One of Megan’s most significant acquisitions for the collection was the purchase of the Wasmuth Portfolio, a two-volume folio of the work of the highly influential American architect Frank Lloyd Wright. Exquisite in their own right, the portfolio images – widely republished throughout the 20th century – also inspired a younger generation of Australian architects, such as Bruce Rickard, who became admired for his ‘Sydney school’ houses, superbly integrated into bushland sites using natural materials. In 2018, the CSL&RC acquired Rickard’s complete office archive, reflecting SLM’s role as the emerging subject leader in the study of modernist houses in Sydney.
In recent years, acquisitions have documented modernist houses and interiors in Australia, and particularly the contribution of migrant designers and craftspeople such as Paul Kafka, Steven Kalmar, Emmerich Révész, Hugo Stossel and George Surtees who came to Australia from central and eastern Europe from the late 1930s onwards.
Enriching SLM’s exhibitions and programs
CSL&RC items regularly feature in SLM’s exhibitions, many of which have toured extensively throughout Australia. Among these are Dream Home, Small Home (2014), curated by Megan Martin and CSL&RC curator Michael Lech and chronicling the aspirational home-plan services of the 1950s and 60s; and Marion Hall Best: Interiors (2017), curated by Michael Lech, featuring some of the CSL&RC’s extensive collection of furniture, textiles and drawings associated with the celebrated Sydney interior designer.
The CSL&RC also provides a treasure-trove of material for a changing program of displays within the library itself, and online resources such as Internet Archive. The web gallery ‘Threads of connection’, curated by Megan, features 100 objects from SLM’s collections, grouped thematically, and each with a narrative connecting it in time, place and association.
Digitisation and access
SLM has an extensive collection of 19th-century Australian and British sheet music provenanced to Australian families, much of it fragile. Over the past decade, the CSL&RC has highlighted the significance of this material and embarked on an ambitious cataloguing and digitisation project. With the support of donors, the CSL&RC has now digitised and published online more than 400 items, made and supported new recordings of live and studio performances, and contributed to international publications and music programs. The 2019 exhibition Songs of Home, curated by research librarian Dr Matthew Stephens, featured sheet music, instruments and images from the various SLM collections to explore domestic music in the pre-phonograph era.
The digitisation of collections to enable broader access is a major initiative as students and researchers increasingly use discovery tools to connect with the content they need.
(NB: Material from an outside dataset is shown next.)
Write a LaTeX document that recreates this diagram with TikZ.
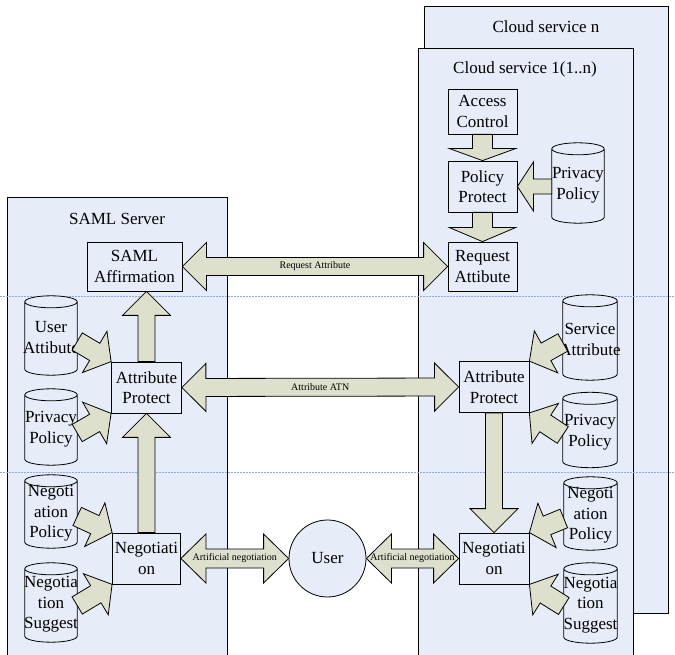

Far from rendering original books, manuscripts, pictures and domestic objects irrelevant, the sharing of items through digitisation often drives an interest in their physical nature, and the CSL&RC has seen growing engagement by educators exploring the unique opportunities this collection provides for learning and cultural understanding through the study of objects.
Our evolving partnership with NSW State Archives opens up further opportunities. While each institution’s collection retains its integrity, by sharing original material we can find many points of intersection that enhance both collections and allow new perspectives on the history and culture of NSW.